# `nb01`: Build, compute, critique, repeat

![](./figures/nb01/boxloop.png)

In this course, we will approach data science problems using the scientific method. We will build models, compute results, and critique our work. We will repeat this process until we are satisfied with our results. This process is called the **Box's Loop**. Upcoming lectures will dive into each of these steps in more detail.

# Build 

In [None]:
import numpy as np

# Generative model
def simulate(v, alpha, dt=0.001, G=9.81):
    v_x = v * np.cos(alpha)
    v_y = v * np.sin(alpha)

    x = 0
    y = 1.5

    trajectory = [(x, y)]

    while y > 0:
        v_y += dt * -G
        x += dt * v_x
        y += dt * v_y 
        trajectory.append((x, y))

    return np.array(trajectory)


In [None]:
import matplotlib.pyplot as plt 

v = 5.0
alpha = np.pi / 4 

trajectory = simulate(v, alpha, dt=0.001)
plt.plot(trajectory[:, 0], trajectory[:, 1])
plt.show()

In [None]:
# Probabilistic model
from scipy.stats import norm, uniform

def likelihood(v, alpha):
    trajectory = simulate(v, alpha)
    x = trajectory[-1, 0]
    return norm(loc=x, scale=0.1)

p_v = uniform(0, 10.)
p_alpha = uniform(0, np.pi / 2)

In [None]:
# p(x | v, alpha)
v = 5.0
alpha = np.pi / 4

trajectory = simulate(v, alpha)
plt.plot(trajectory[:, 0], trajectory[:, 1])

lk = likelihood(v, alpha)
xs = lk.rvs(10000)
plt.hist(xs, density=True, bins=30, color="orange")

plt.show()

In [None]:
# p(x)
xs = []

for i in range(1000):
    v = p_v.rvs()
    alpha = p_alpha.rvs()

    trajectory = simulate(v, alpha)
    plt.plot(trajectory[:, 0], trajectory[:, 1], color="b", alpha=0.05)
    x = likelihood(v, alpha).rvs()
    xs.append(x)

plt.hist(xs, density=True, bins=30, color="orange")
plt.show()

# Data

In [None]:
v_true = 5.0
alpha_true = np.pi / 4.
x_obs = likelihood(v_true, alpha_true).rvs()

In [None]:
trajectory = simulate(v_true, alpha_true)
plt.plot(trajectory[:, 0], trajectory[:, 1])

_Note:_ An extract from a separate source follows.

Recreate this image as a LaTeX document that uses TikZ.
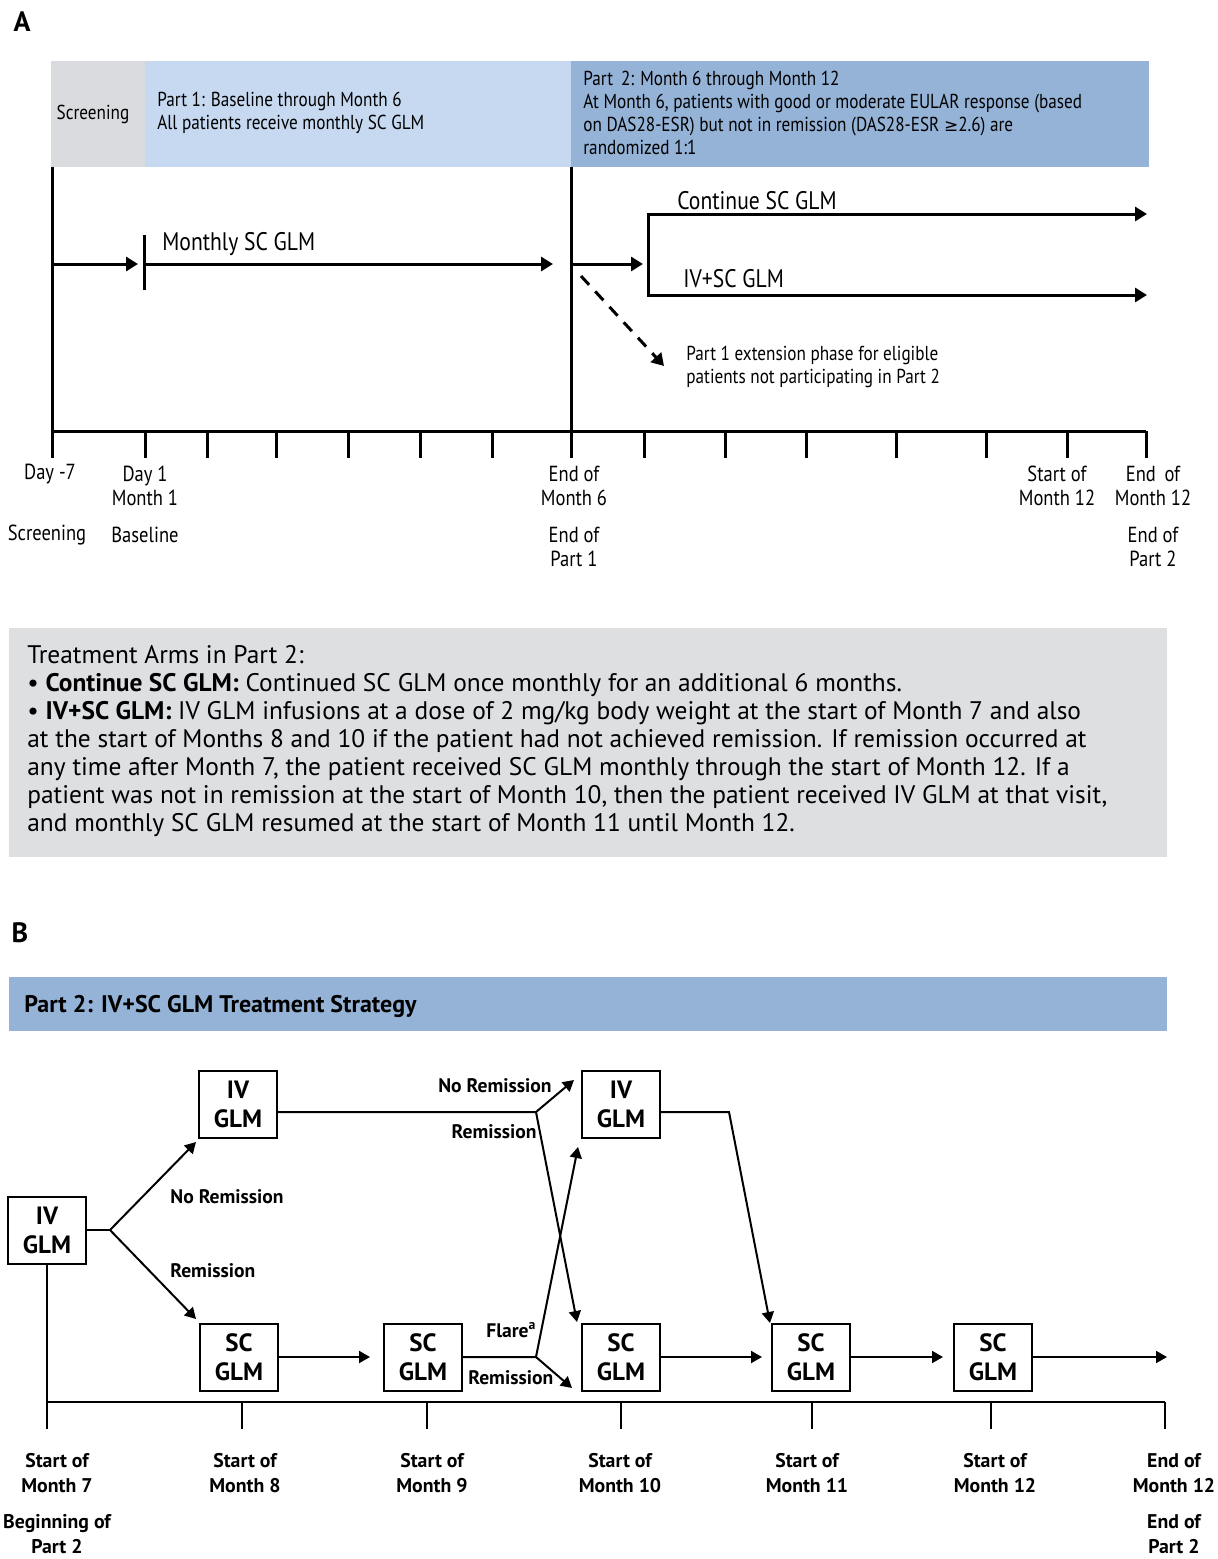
\documentclass[tikz,border=0pt]{standalone}
\usepackage{fontspec}
\setmainfont{PT Sans}[FakeStretch=0.85]
\newfontfamily\widefont{PT Sans}
\newfontfamily\symbfont{DejaVu Sans}
\usetikzlibrary{arrows.meta,positioning}
\definecolor{scrgray}{RGB}{217,219,222}
\definecolor{partone}{RGB}{198,217,240}
\definecolor{parttwo}{RGB}{149,179,215}
\definecolor{notegray}{RGB}{221,223,225}

\begin{document}
\begin{tikzpicture}[
    x=0.5pt, y=-0.5pt,
    thk/.style={line width=1.5pt},
    arrA/.style={thk, -{Triangle[length=6pt,width=7pt]}},
    lineB/.style={line width=1pt},
    arrB/.style={lineB, -{Triangle[length=5.5pt,width=6pt]}},
    box/.style={draw, line width=1pt, fill=white, minimum width=39pt, minimum height=33.5pt,
        align=center, inner sep=0pt, font=\widefont\fontsize{12.5}{14.5}\selectfont\bfseries},
    hdr/.style={inner sep=0pt, align=left, font=\fontsize{10.1}{11.5}\selectfont},
    big/.style={inner sep=0pt, font=\fontsize{12.7}{14}\selectfont},
    ticklbl/.style={inner sep=0pt, align=center, font=\fontsize{10.9}{12.3}\selectfont},
    bticklbl/.style={inner sep=0pt, align=center, font=\widefont\fontsize{9.9}{12.3}\selectfont\bfseries},
    cond/.style={inner sep=0pt, font=\widefont\fontsize{9.8}{11}\selectfont\bfseries},
    panel/.style={inner sep=0pt, font=\widefont\fontsize{14}{16}\selectfont\bfseries}
]
\useasboundingbox (0,0) rectangle (1218,1559);

% ---------- panel A ----------
\node[panel] (pA) at (22,22) {A};

% phase bars
\fill[scrgray] (51,61) rectangle (145,167);
\fill[partone] (145,61) rectangle (571,167);
\fill[parttwo] (571,61) rectangle (1149,167);
\node[hdr] (scr) at (93,114) {Screening};
\node[hdr, anchor=west] (p1) at (157,113) {Part 1: Baseline through Month 6\\All patients receive monthly SC GLM};
\node[hdr, anchor=west] (p2) at (583,113) {Part\, 2: Month 6 through Month 12\\
    At Month 6, patients with good or moderate EULAR response (based\\
    on DAS28-ESR) but not in remission (DAS28-ESR {\symbfont\fontsize{8.5}{10}\selectfont ≥}2.6) are\\
    randomized 1:1};

% timeline
\coordinate (ax0) at (52,431);
\coordinate (ax1) at (1146,431);
\draw[thk] (52,167) -- (52,458);
\draw[thk] (571,167) -- (571,458);
\draw[thk] (ax0) -- (ax1);
\foreach \x [count=\i] in {145,207,276,348,420,492,644,725,806,896,986,1067,1146}
    \draw[thk] (\x,431) coordinate (t\i) -- (\x,458);

% part 1 arrows
\coordinate (s0) at (52,264);
\coordinate (b0) at (144,264);
\coordinate (e6) at (553,264);
\draw[arrA] (s0) -- ([xshift=-3pt]b0);
\draw[thk] (144,235) coordinate (bt) -- (144,290) coordinate (bb);
\draw[arrA] (b0) -- (e6);
\node[big, anchor=west] (msc) at (162,244) {Monthly SC GLM};

% part 2 arrows
\coordinate (m6) at (571,264);
\coordinate (sp) at (648,264);
\coordinate (cu) at (648,214);
\coordinate (iu) at (648,295);
\coordinate (ce) at (1147,214);
\coordinate (ie) at (1147,295);
\draw[arrA] (m6) -- ([xshift=-2.5pt]sp);
\draw[thk, {Triangle[length=6pt,width=7pt]}-{Triangle[length=6pt,width=7pt]}] (ce) -- (cu) -- (iu) -- (ie);
\node[big, anchor=west] (csc) at (677,201) {Continue SC GLM};
\node[big, anchor=west] (ivsc) at (683,279) {IV+SC GLM};

% extension
\coordinate (x0) at (581,276);
\coordinate (x1) at (664,366);
\draw[arrA, dash pattern=on 6pt off 4.5pt] (x0) -- (x1);
\node[hdr, anchor=west] (ext) at (686,367) {Part 1 extension phase for eligible\\patients not participating in Part 2};

% tick labels
\node[ticklbl] (l1) at (50,474) {Day -7};
\node[ticklbl] (l2) at (145,486) {Day 1\\Month 1};
\node[ticklbl] (l3) at (47,535) {Screening};
\node[ticklbl] (l4) at (145,535) {Baseline};
\node[ticklbl] (l5) at (574,486) {End of\\Month 6};
\node[ticklbl] (l6) at (574,547) {End of\\Part 1};
\node[ticklbl] (l7) at (1057,486) {Start of\\Month 12};
\node[ticklbl] (l8) at (1153,486) {End\, of\\Month 12};
\node[ticklbl] (l9) at (1153,547) {End of\\Part 2};

% treatment arms note
\fill[notegray] (9,628) rectangle (1167,857);
\node[inner sep=0pt, align=left, anchor=west, font=\widefont\fontsize{12.7}{13.95}\selectfont] (note) at (27,741)
    {Treatment Arms in Part 2:\\
    \textbullet\ \textbf{Continue SC GLM:} Continued SC GLM once monthly for an additional 6 months.\\
    \textbullet\ \textbf{IV+SC GLM:} IV GLM infusions at a dose of 2 mg/kg body weight at the start of Month 7 and also\\
    at the start of Months 8 and 10 if the patient had not achieved remission. If remission occurred at\\
    any time after Month 7, the patient received SC GLM monthly through the start of Month 12. If a\\
    patient was not in remission at the start of Month 10, then the patient received IV GLM at that visit,\\
    and monthly SC GLM resumed at the start of Month 11 until Month 12.};

% ---------- panel B ----------
\node[panel] (pB) at (20,933) {B};
\fill[parttwo] (9,977) rectangle (1167,1031);
\node[inner sep=0pt, anchor=west, font=\widefont\fontsize{12}{13}\selectfont\bfseries] (strat) at (24,1006)
    {Part 2: IV+SC GLM Treatment Strategy};

% bottom axis
\coordinate (bx0) at (47,1402);
\coordinate (bx1) at (1165,1402);
\draw[lineB] (bx0) -- (bx1);
\foreach \x [count=\i] in {47,242,427,621,812,991,1165}
    \draw[lineB] (\x,1402) coordinate (u\i) -- (\x,1429);

% junctions
\coordinate (j1) at (110,1230);
\coordinate (j2) at (536,1112);
\coordinate (j3) at (536,1357);
\coordinate (j4) at (729,1112);
\coordinate (n1) at (196,1142);
\coordinate (r1) at (196,1319);
\coordinate (n2) at (574,1080);
\coordinate (r2) at (577,1322);
\coordinate (f3) at (578,1147);
\coordinate (r3) at (572,1388);
\coordinate (g4) at (770,1323);
\coordinate (endB) at (1167,1357);

% boxes
\node[box] (iv1) at (47,1230) {IV\\GLM};
\node[box] (iv2) at (238,1104) {IV\\GLM};
\node[box] (iv3) at (621,1104) {IV\\GLM};
\node[box] (sc1) at (239,1357) {SC\\GLM};
\node[box] (sc2) at (423,1357) {SC\\GLM};
\node[box] (sc3) at (621,1357) {SC\\GLM};
\node[box] (sc4) at (811,1357) {SC\\GLM};
\node[box] (sc5) at (993,1357) {SC\\GLM};

% connectors
\draw[lineB] (iv1) -- (iv1 |- bx0);
\draw[lineB] (iv1) -- (j1);
\draw[arrB] (j1) -- (n1);
\draw[arrB] (j1) -- (r1);
\draw[arrB] (iv2.east |- j2) -- (j2) -- (n2);
\draw[arrB] (j2) -- (r2);
\draw[arrB] (sc1) -- ([xshift=-6.5pt]sc2.west);
\draw[arrB] (sc2) -- (j3) -- (f3);
\draw[arrB] (j3) -- (r3);
\draw[arrB] (iv3.east |- j4) -- (j4) -- (g4);
\draw[arrB] (sc3) -- ([xshift=-4.5pt]sc4.west);
\draw[arrB] (sc4) -- ([xshift=-5pt]sc5.west);
\draw[arrB] (sc5) -- (endB);

% condition labels
\node[cond, anchor=west] (c1) at (170,1197) {No Remission};
\node[cond, anchor=west] (c2) at (170,1271) {Remission};
\node[cond, anchor=east] (c3) at (552,1086) {No Remission};
\node[cond, anchor=east] (c4) at (537,1132) {Remission};
\node[cond, anchor=west] (c5) at (486,1330) {Flare\textsuperscript{a}};
\node[cond, anchor=west] (c6) at (468,1378) {Remission};

% axis labels
\node[bticklbl] (v1) at (57,1473) {Start of\\Month 7};
\node[bticklbl] (v2) at (57,1534) {Beginning of\\Part 2};
\node[bticklbl] (v3) at (245,1473) {Start of\\Month 8};
\node[bticklbl] (v4) at (432,1473) {Start of\\Month 9};
\node[bticklbl] (v5) at (620,1473) {Start of\\Month 10};
\node[bticklbl] (v6) at (807,1473) {Start of\\Month 11};
\node[bticklbl] (v7) at (995,1473) {Start of\\Month 12};
\node[bticklbl] (v8) at (1174,1473) {End of\\Month 12};
\node[bticklbl] (v9) at (1174,1534) {End of\\Part 2};
\end{tikzpicture}
\end{document}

lk = likelihood(v_true, alpha_true)
xs = lk.rvs(10000)
plt.hist(xs, density=True, bins=30)
plt.scatter([x_obs], [0.])
plt.show()

# Compute

In [None]:
# Point-valued estimate
from scipy.optimize import minimize

def log_likelihood(theta, x):
    v, alpha = theta
    lk = likelihood(v, alpha)
    return lk.logpdf(x)

nll = lambda *args: -log_likelihood(*args)
initial = np.array([p_v.rvs(), p_alpha.rvs()])
soln = minimize(nll, initial, args=(x_obs,))
soln

In [None]:
v_sol, alpha_sol = soln.x 

trajectory = simulate(v_sol, alpha_sol)
plt.plot(trajectory[:, 0], trajectory[:, 1])
plt.scatter([x_obs], [0.])
plt.show()

In [None]:
# Uncertainty estimation
def log_prior(theta):
    v, alpha = theta 
    return p_v.logpdf(v) + p_alpha.logpdf(alpha)

def log_posterior(theta, x):
    lp = log_prior(theta)
    if not np.isfinite(lp):
        return -np.inf 
    return lp + log_likelihood(theta, x)

In [None]:
import emcee
pos = soln.x + 0.1 * np.random.randn(10, 2)
nwalkers, ndim = pos.shape 

sampler = emcee.EnsembleSampler(nwalkers, ndim, log_posterior, args=(x_obs,))
sampler.run_mcmc(pos, 10000, progress=True);

In [None]:
fig, axes = plt.subplots(2, figsize=(10, 7), sharex=True)
samples = sampler.get_chain()
labels = ["v", "alpha"]

for i in range(ndim):
    ax = axes[i]
    ax.plot(samples[:, :, i], "k", alpha=0.2)
    ax.set_xlim(0, len(samples))
    ax.set_ylabel(labels[i])

plt.show()

In [None]:
import corner
thetas = sampler.get_chain(flat=True)
fig = corner.corner(thetas, labels=labels, truths=[v_true, alpha_true])

# Critique

In [None]:
# Computational diagnostics 
tau = sampler.get_autocorr_time()
print(tau)

In [None]:
thetas = sampler.get_chain(flat=True, thin=50)
thetas.shape

In [None]:
fig = corner.corner(thetas, labels=labels, truths=[v_true, alpha_true])

In [None]:
# Posterior predictive checks
# p(x | x_obs)
xs = []

for v, alpha in thetas[:500]:
    trajectory = simulate(v, alpha)
    plt.plot(trajectory[:, 0], trajectory[:, 1], color="b", alpha=0.05)
    x = likelihood(v, alpha).rvs()
    xs.append(x)

plt.hist(xs, density=True, bins=30, color="orange")
plt.scatter([x_obs], [0.], c="r")
plt.savefig("box-loop-ppc.png")
plt.show()

# Improve and repeat

- What if `x_obs=15`?
- What if the height of the pitcher is unknown?
- What if there is wind? 
- What if, maybe, there is wind?
- How to evaluate and compare models?